● **DIRECTIONS FOR THIS TASK**: Search the material for "with" and show all lines that contain it.

● **PROVIDED MATERIAL**:
═══
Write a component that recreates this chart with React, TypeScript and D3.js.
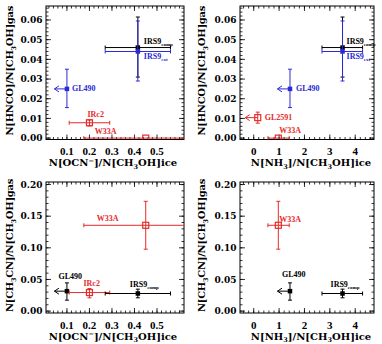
═══
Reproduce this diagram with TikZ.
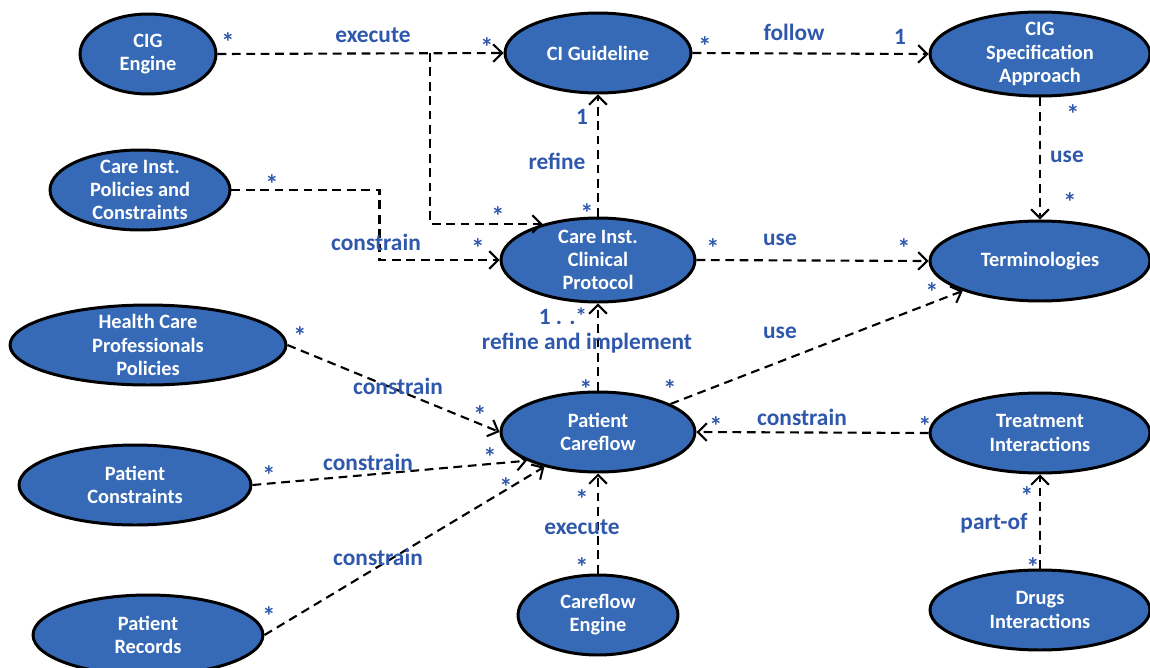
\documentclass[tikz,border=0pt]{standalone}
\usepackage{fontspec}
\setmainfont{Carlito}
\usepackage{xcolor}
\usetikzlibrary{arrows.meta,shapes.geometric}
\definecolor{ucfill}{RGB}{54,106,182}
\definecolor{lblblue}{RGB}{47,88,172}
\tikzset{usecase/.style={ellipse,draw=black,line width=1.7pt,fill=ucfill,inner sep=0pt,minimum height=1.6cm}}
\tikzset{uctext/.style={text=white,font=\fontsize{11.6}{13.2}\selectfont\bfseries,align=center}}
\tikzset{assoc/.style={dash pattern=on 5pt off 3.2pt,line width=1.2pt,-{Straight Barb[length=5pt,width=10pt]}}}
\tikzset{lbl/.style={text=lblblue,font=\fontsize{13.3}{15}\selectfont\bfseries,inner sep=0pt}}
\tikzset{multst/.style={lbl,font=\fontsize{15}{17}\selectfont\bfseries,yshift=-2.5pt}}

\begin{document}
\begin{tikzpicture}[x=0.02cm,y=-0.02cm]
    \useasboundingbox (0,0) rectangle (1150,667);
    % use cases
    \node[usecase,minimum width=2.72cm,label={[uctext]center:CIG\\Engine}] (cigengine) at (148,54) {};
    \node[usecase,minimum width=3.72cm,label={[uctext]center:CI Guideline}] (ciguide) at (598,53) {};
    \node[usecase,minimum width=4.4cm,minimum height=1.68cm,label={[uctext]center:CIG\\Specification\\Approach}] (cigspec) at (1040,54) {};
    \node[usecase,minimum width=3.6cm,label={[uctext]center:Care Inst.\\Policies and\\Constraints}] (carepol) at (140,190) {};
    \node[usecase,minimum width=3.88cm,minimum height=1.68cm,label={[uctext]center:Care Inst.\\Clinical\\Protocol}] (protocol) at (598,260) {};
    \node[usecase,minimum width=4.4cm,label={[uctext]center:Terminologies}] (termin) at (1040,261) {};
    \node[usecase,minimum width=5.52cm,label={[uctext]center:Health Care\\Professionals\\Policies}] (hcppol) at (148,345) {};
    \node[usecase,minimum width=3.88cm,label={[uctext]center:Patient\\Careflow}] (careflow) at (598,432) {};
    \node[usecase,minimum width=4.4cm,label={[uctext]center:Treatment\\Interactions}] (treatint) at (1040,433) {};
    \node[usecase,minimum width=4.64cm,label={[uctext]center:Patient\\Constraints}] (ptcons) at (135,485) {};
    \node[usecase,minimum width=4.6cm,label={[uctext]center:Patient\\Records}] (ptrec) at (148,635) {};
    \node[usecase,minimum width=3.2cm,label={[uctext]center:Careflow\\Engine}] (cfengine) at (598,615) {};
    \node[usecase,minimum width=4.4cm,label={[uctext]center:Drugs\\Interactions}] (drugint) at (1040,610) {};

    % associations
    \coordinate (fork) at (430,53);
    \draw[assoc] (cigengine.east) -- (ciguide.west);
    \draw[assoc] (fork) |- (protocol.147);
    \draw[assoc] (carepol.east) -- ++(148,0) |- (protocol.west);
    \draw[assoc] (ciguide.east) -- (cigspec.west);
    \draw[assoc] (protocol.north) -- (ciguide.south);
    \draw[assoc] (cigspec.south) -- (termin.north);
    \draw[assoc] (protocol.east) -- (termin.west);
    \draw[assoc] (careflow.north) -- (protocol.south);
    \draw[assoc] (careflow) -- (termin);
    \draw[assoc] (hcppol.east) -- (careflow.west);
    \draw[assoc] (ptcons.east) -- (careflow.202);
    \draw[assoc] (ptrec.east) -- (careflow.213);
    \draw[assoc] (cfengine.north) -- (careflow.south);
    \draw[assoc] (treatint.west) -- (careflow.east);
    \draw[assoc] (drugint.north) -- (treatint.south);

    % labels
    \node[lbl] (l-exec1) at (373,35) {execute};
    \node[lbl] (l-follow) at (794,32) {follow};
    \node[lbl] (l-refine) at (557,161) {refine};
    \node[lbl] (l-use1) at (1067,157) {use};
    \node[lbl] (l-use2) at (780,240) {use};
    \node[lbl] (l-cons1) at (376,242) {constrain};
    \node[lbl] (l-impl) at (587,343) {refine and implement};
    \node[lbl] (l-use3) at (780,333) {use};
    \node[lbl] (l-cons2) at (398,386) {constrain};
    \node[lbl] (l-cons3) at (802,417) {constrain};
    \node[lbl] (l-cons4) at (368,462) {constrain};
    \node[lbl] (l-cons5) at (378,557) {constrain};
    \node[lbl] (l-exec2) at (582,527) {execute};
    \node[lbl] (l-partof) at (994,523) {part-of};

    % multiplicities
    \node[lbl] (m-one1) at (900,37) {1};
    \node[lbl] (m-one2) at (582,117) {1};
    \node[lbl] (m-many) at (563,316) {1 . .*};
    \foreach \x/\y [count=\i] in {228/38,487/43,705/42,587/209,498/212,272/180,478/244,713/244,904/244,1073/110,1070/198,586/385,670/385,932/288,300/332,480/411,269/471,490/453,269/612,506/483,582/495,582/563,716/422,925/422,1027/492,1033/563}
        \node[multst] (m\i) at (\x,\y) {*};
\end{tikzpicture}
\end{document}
═══
● **EXERCISE OUTPUT**:
Write a component that recreates this chart with React, TypeScript and D3.js.
Reproduce this diagram with TikZ.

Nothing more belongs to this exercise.